● **Problem to solve**
Without the pictures, extract every line from the start of the material to the line containing "2015 (en M€)</div>", both ends included.

● **Recorded information**
________________

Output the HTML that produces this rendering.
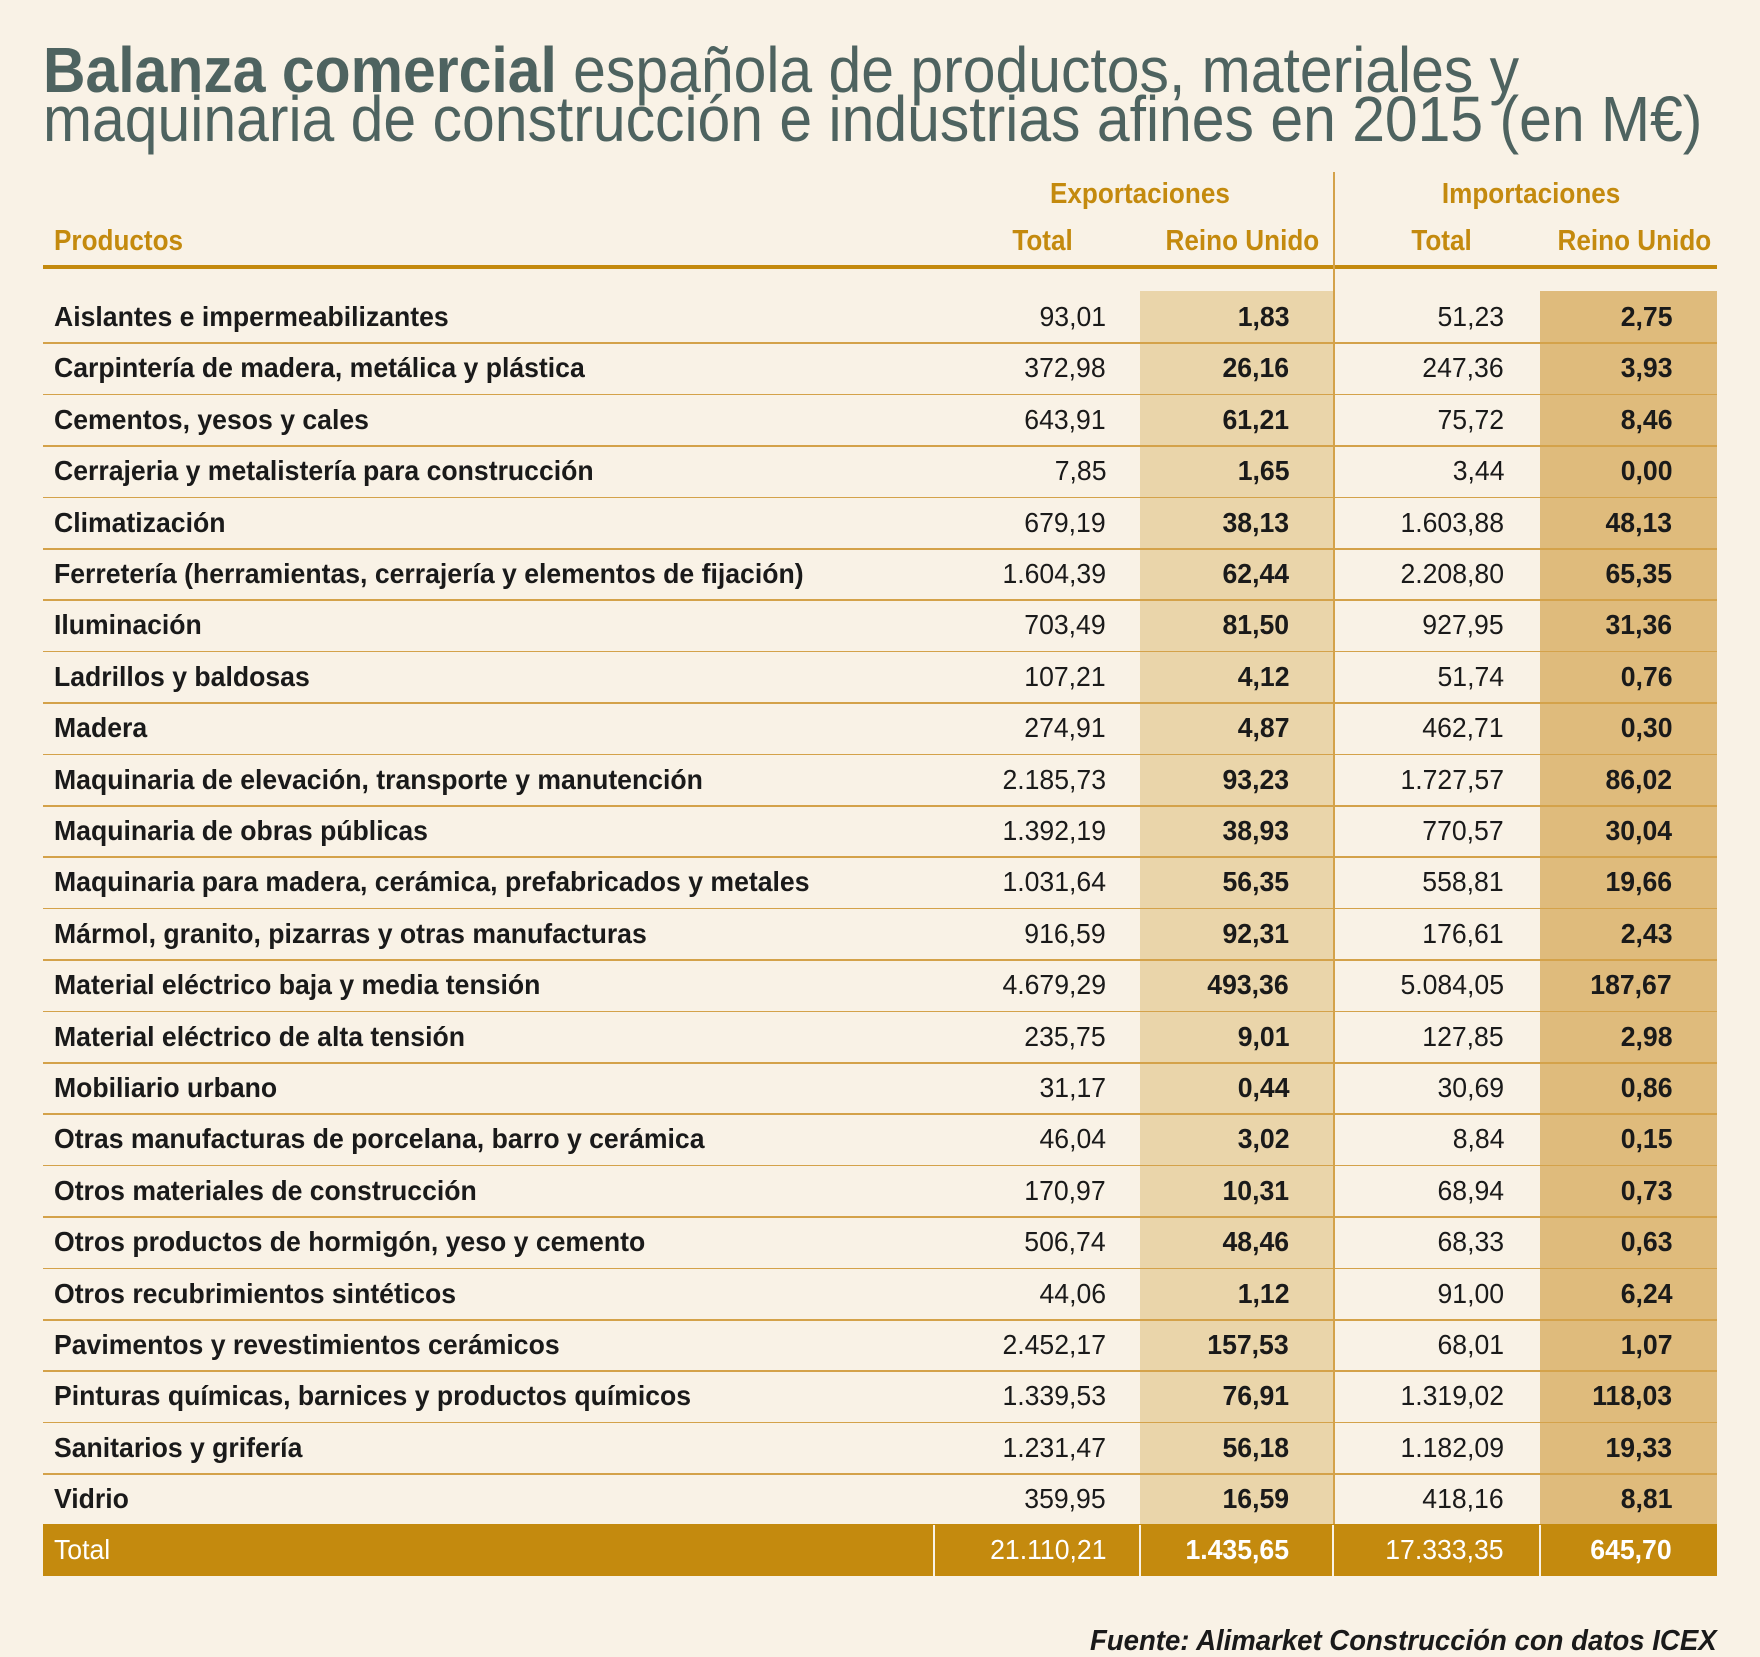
<!DOCTYPE html>
<html><head><meta charset="utf-8"><style>
*{margin:0;padding:0;box-sizing:border-box}
body{width:1760px;height:1657px;background:#f9f2e6;position:relative;overflow:hidden;font-family:"Liberation Sans",sans-serif}
.a{position:absolute;white-space:nowrap}
.t{font-size:64px;color:#4e6360;left:43px;transform:scaleX(0.92);transform-origin:left center;line-height:60px}
.h{color:#c48a0e;font-weight:bold;font-size:29px;line-height:30px}
.hs{display:inline-block;transform:scaleX(0.9)}
.sx{display:inline-block;transform:scaleX(0.95)}
.L{transform-origin:left center}.R{transform-origin:right center}.C{transform-origin:center}
.row{position:absolute;left:0;width:1760px;height:51.4px;line-height:51px;font-size:28px;color:#1a1a1a}
.row .a{top:0}
.lab{left:54px;font-weight:bold}
.c1{right:654px}.c2{right:471px;font-weight:bold}.c3{right:256px}.c4{right:88px;font-weight:bold}
.line{position:absolute;left:43px;width:1674px;height:1.5px;background:#d4a24a}
</style></head><body>
<div class="a t" style="top:40px"><b>Balanza comercial</b> española de productos, materiales y</div>
<div class="a t" style="top:89px">maquinaria de construcción e industrias afines en 2015 (en M€)</div>

<div class="a h" style="left:1040px;top:179px;width:200px;text-align:center"><span class="hs C">Exportaciones</span></div>
<div class="a h" style="left:1431px;top:179px;width:200px;text-align:center"><span class="hs C">Importaciones</span></div>
<div class="a h" style="left:54px;top:226px"><span class="hs L">Productos</span></div>
<div class="a h" style="left:993px;top:226px;width:100px;text-align:center"><span class="hs C">Total</span></div>
<div class="a h" style="left:1142px;top:226px;width:200px;text-align:center"><span class="hs C">Reino Unido</span></div>
<div class="a h" style="left:1392px;top:226px;width:100px;text-align:center"><span class="hs C">Total</span></div>
<div class="a h" style="left:1534px;top:226px;width:200px;text-align:center"><span class="hs C">Reino Unido</span></div>
<div class="a" style="left:43px;top:265px;width:1674px;height:4px;background:#c48a0e"></div>
<div class="a" style="left:1140px;top:291px;width:193px;height:1233px;background:#ead5aa"></div>
<div class="a" style="left:1540px;top:291px;width:177px;height:1233px;background:#dfbb7c"></div>
<div class="a" style="left:1333px;top:172px;width:1.5px;height:1352px;background:#d4a24a"></div>

<div class="line" style="top:342.4px"></div><div class="line" style="top:393.8px"></div><div class="line" style="top:445.2px"></div><div class="line" style="top:496.6px"></div><div class="line" style="top:548px"></div><div class="line" style="top:599.4px"></div><div class="line" style="top:650.8px"></div><div class="line" style="top:702.2px"></div><div class="line" style="top:753.6px"></div><div class="line" style="top:805px"></div><div class="line" style="top:856.4px"></div><div class="line" style="top:907.8px"></div><div class="line" style="top:959.2px"></div><div class="line" style="top:1010.6px"></div><div class="line" style="top:1062px"></div><div class="line" style="top:1113.4px"></div><div class="line" style="top:1164.8px"></div><div class="line" style="top:1216.2px"></div><div class="line" style="top:1267.6px"></div><div class="line" style="top:1319px"></div><div class="line" style="top:1370.4px"></div><div class="line" style="top:1421.8px"></div><div class="line" style="top:1473.2px"></div>

<div class="row" style="top:291px"><div class="a lab"><span class="sx L">Aislantes e impermeabilizantes</span></div><div class="a c1"><span class="sx R">93,01</span></div><div class="a c2"><span class="sx R">1,83</span></div><div class="a c3"><span class="sx R">51,23</span></div><div class="a c4"><span class="sx R">2,75</span></div></div>
<div class="row" style="top:342.4px"><div class="a lab"><span class="sx L">Carpintería de madera, metálica y plástica</span></div><div class="a c1"><span class="sx R">372,98</span></div><div class="a c2"><span class="sx R">26,16</span></div><div class="a c3"><span class="sx R">247,36</span></div><div class="a c4"><span class="sx R">3,93</span></div></div>
<div class="row" style="top:393.8px"><div class="a lab"><span class="sx L">Cementos, yesos y cales</span></div><div class="a c1"><span class="sx R">643,91</span></div><div class="a c2"><span class="sx R">61,21</span></div><div class="a c3"><span class="sx R">75,72</span></div><div class="a c4"><span class="sx R">8,46</span></div></div>
<div class="row" style="top:445.2px"><div class="a lab"><span class="sx L">Cerrajeria y metalistería para construcción</span></div><div class="a c1"><span class="sx R">7,85</span></div><div class="a c2"><span class="sx R">1,65</span></div><div class="a c3"><span class="sx R">3,44</span></div><div class="a c4"><span class="sx R">0,00</span></div></div>
<div class="row" style="top:496.6px"><div class="a lab"><span class="sx L">Climatización</span></div><div class="a c1"><span class="sx R">679,19</span></div><div class="a c2"><span class="sx R">38,13</span></div><div class="a c3"><span class="sx R">1.603,88</span></div><div class="a c4"><span class="sx R">48,13</span></div></div>
<div class="row" style="top:548px"><div class="a lab"><span class="sx L">Ferretería (herramientas, cerrajería y elementos de fijación)</span></div><div class="a c1"><span class="sx R">1.604,39</span></div><div class="a c2"><span class="sx R">62,44</span></div><div class="a c3"><span class="sx R">2.208,80</span></div><div class="a c4"><span class="sx R">65,35</span></div></div>
<div class="row" style="top:599.4px"><div class="a lab"><span class="sx L">Iluminación</span></div><div class="a c1"><span class="sx R">703,49</span></div><div class="a c2"><span class="sx R">81,50</span></div><div class="a c3"><span class="sx R">927,95</span></div><div class="a c4"><span class="sx R">31,36</span></div></div>
<div class="row" style="top:650.8px"><div class="a lab"><span class="sx L">Ladrillos y baldosas</span></div><div class="a c1"><span class="sx R">107,21</span></div><div class="a c2"><span class="sx R">4,12</span></div><div class="a c3"><span class="sx R">51,74</span></div><div class="a c4"><span class="sx R">0,76</span></div></div>
<div class="row" style="top:702.2px"><div class="a lab"><span class="sx L">Madera</span></div><div class="a c1"><span class="sx R">274,91</span></div><div class="a c2"><span class="sx R">4,87</span></div><div class="a c3"><span class="sx R">462,71</span></div><div class="a c4"><span class="sx R">0,30</span></div></div>
<div class="row" style="top:753.6px"><div class="a lab"><span class="sx L">Maquinaria de elevación, transporte y manutención</span></div><div class="a c1"><span class="sx R">2.185,73</span></div><div class="a c2"><span class="sx R">93,23</span></div><div class="a c3"><span class="sx R">1.727,57</span></div><div class="a c4"><span class="sx R">86,02</span></div></div>
<div class="row" style="top:805px"><div class="a lab"><span class="sx L">Maquinaria de obras públicas</span></div><div class="a c1"><span class="sx R">1.392,19</span></div><div class="a c2"><span class="sx R">38,93</span></div><div class="a c3"><span class="sx R">770,57</span></div><div class="a c4"><span class="sx R">30,04</span></div></div>
<div class="row" style="top:856.4px"><div class="a lab"><span class="sx L">Maquinaria para madera, cerámica, prefabricados y metales</span></div><div class="a c1"><span class="sx R">1.031,64</span></div><div class="a c2"><span class="sx R">56,35</span></div><div class="a c3"><span class="sx R">558,81</span></div><div class="a c4"><span class="sx R">19,66</span></div></div>
<div class="row" style="top:907.8px"><div class="a lab"><span class="sx L">Mármol, granito, pizarras y otras manufacturas</span></div><div class="a c1"><span class="sx R">916,59</span></div><div class="a c2"><span class="sx R">92,31</span></div><div class="a c3"><span class="sx R">176,61</span></div><div class="a c4"><span class="sx R">2,43</span></div></div>
<div class="row" style="top:959.2px"><div class="a lab"><span class="sx L">Material eléctrico baja y media tensión</span></div><div class="a c1"><span class="sx R">4.679,29</span></div><div class="a c2"><span class="sx R">493,36</span></div><div class="a c3"><span class="sx R">5.084,05</span></div><div class="a c4"><span class="sx R">187,67</span></div></div>
<div class="row" style="top:1010.6px"><div class="a lab"><span class="sx L">Material eléctrico de alta tensión</span></div><div class="a c1"><span class="sx R">235,75</span></div><div class="a c2"><span class="sx R">9,01</span></div><div class="a c3"><span class="sx R">127,85</span></div><div class="a c4"><span class="sx R">2,98</span></div></div>
<div class="row" style="top:1062px"><div class="a lab"><span class="sx L">Mobiliario urbano</span></div><div class="a c1"><span class="sx R">31,17</span></div><div class="a c2"><span class="sx R">0,44</span></div><div class="a c3"><span class="sx R">30,69</span></div><div class="a c4"><span class="sx R">0,86</span></div></div>
<div class="row" style="top:1113.4px"><div class="a lab"><span class="sx L">Otras manufacturas de porcelana, barro y cerámica</span></div><div class="a c1"><span class="sx R">46,04</span></div><div class="a c2"><span class="sx R">3,02</span></div><div class="a c3"><span class="sx R">8,84</span></div><div class="a c4"><span class="sx R">0,15</span></div></div>
<div class="row" style="top:1164.8px"><div class="a lab"><span class="sx L">Otros materiales de construcción</span></div><div class="a c1"><span class="sx R">170,97</span></div><div class="a c2"><span class="sx R">10,31</span></div><div class="a c3"><span class="sx R">68,94</span></div><div class="a c4"><span class="sx R">0,73</span></div></div>
<div class="row" style="top:1216.2px"><div class="a lab"><span class="sx L">Otros productos de hormigón, yeso y cemento</span></div><div class="a c1"><span class="sx R">506,74</span></div><div class="a c2"><span class="sx R">48,46</span></div><div class="a c3"><span class="sx R">68,33</span></div><div class="a c4"><span class="sx R">0,63</span></div></div>
<div class="row" style="top:1267.6px"><div class="a lab"><span class="sx L">Otros recubrimientos sintéticos</span></div><div class="a c1"><span class="sx R">44,06</span></div><div class="a c2"><span class="sx R">1,12</span></div><div class="a c3"><span class="sx R">91,00</span></div><div class="a c4"><span class="sx R">6,24</span></div></div>
<div class="row" style="top:1319px"><div class="a lab"><span class="sx L">Pavimentos y revestimientos cerámicos</span></div><div class="a c1"><span class="sx R">2.452,17</span></div><div class="a c2"><span class="sx R">157,53</span></div><div class="a c3"><span class="sx R">68,01</span></div><div class="a c4"><span class="sx R">1,07</span></div></div>
<div class="row" style="top:1370.4px"><div class="a lab"><span class="sx L">Pinturas químicas, barnices y productos químicos</span></div><div class="a c1"><span class="sx R">1.339,53</span></div><div class="a c2"><span class="sx R">76,91</span></div><div class="a c3"><span class="sx R">1.319,02</span></div><div class="a c4"><span class="sx R">118,03</span></div></div>
<div class="row" style="top:1421.8px"><div class="a lab"><span class="sx L">Sanitarios y grifería</span></div><div class="a c1"><span class="sx R">1.231,47</span></div><div class="a c2"><span class="sx R">56,18</span></div><div class="a c3"><span class="sx R">1.182,09</span></div><div class="a c4"><span class="sx R">19,33</span></div></div>
<div class="row" style="top:1473.2px"><div class="a lab"><span class="sx L">Vidrio</span></div><div class="a c1"><span class="sx R">359,95</span></div><div class="a c2"><span class="sx R">16,59</span></div><div class="a c3"><span class="sx R">418,16</span></div><div class="a c4"><span class="sx R">8,81</span></div></div>

<div class="a" style="left:43px;top:1524px;width:1674px;height:52px;background:#c48a0e"></div>
<div class="a" style="left:933px;top:1525px;width:2px;height:51px;background:#f9f2e6"></div>
<div class="a" style="left:1139px;top:1525px;width:2px;height:51px;background:#f9f2e6"></div>
<div class="a" style="left:1332px;top:1525px;width:2px;height:51px;background:#f9f2e6"></div>
<div class="a" style="left:1539px;top:1525px;width:2px;height:51px;background:#f9f2e6"></div>
<div class="row" style="top:1524px;color:#fff"><div class="a" style="left:54px"><span class="sx L">Total</span></div><div class="a c1"><span class="sx R">21.110,21</span></div><div class="a c2"><span class="sx R">1.435,65</span></div><div class="a c3"><span class="sx R">17.333,35</span></div><div class="a c4"><span class="sx R">645,70</span></div></div>

<div class="a" style="right:43px;top:1626px;font-size:29px;font-weight:bold;font-style:italic;color:#1a1a1a;line-height:30px"><span class="sx R">Fuente: Alimarket Construcción con datos ICEX</span></div>
</body></html>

________________

● **Response below**
Output the HTML that produces this rendering.
<!DOCTYPE html>
<html><head><meta charset="utf-8"><style>
*{margin:0;padding:0;box-sizing:border-box}
body{width:1760px;height:1657px;background:#f9f2e6;position:relative;overflow:hidden;font-family:"Liberation Sans",sans-serif}
.a{position:absolute;white-space:nowrap}
.t{font-size:64px;color:#4e6360;left:43px;transform:scaleX(0.92);transform-origin:left center;line-height:60px}
.h{color:#c48a0e;font-weight:bold;font-size:29px;line-height:30px}
.hs{display:inline-block;transform:scaleX(0.9)}
.sx{display:inline-block;transform:scaleX(0.95)}
.L{transform-origin:left center}.R{transform-origin:right center}.C{transform-origin:center}
.row{position:absolute;left:0;width:1760px;height:51.4px;line-height:51px;font-size:28px;color:#1a1a1a}
.row .a{top:0}
.lab{left:54px;font-weight:bold}
.c1{right:654px}.c2{right:471px;font-weight:bold}.c3{right:256px}.c4{right:88px;font-weight:bold}
.line{position:absolute;left:43px;width:1674px;height:1.5px;background:#d4a24a}
</style></head><body>
<div class="a t" style="top:40px"><b>Balanza comercial</b> española de productos, materiales y</div>
<div class="a t" style="top:89px">maquinaria de construcción e industrias afines en 2015 (en M€)</div>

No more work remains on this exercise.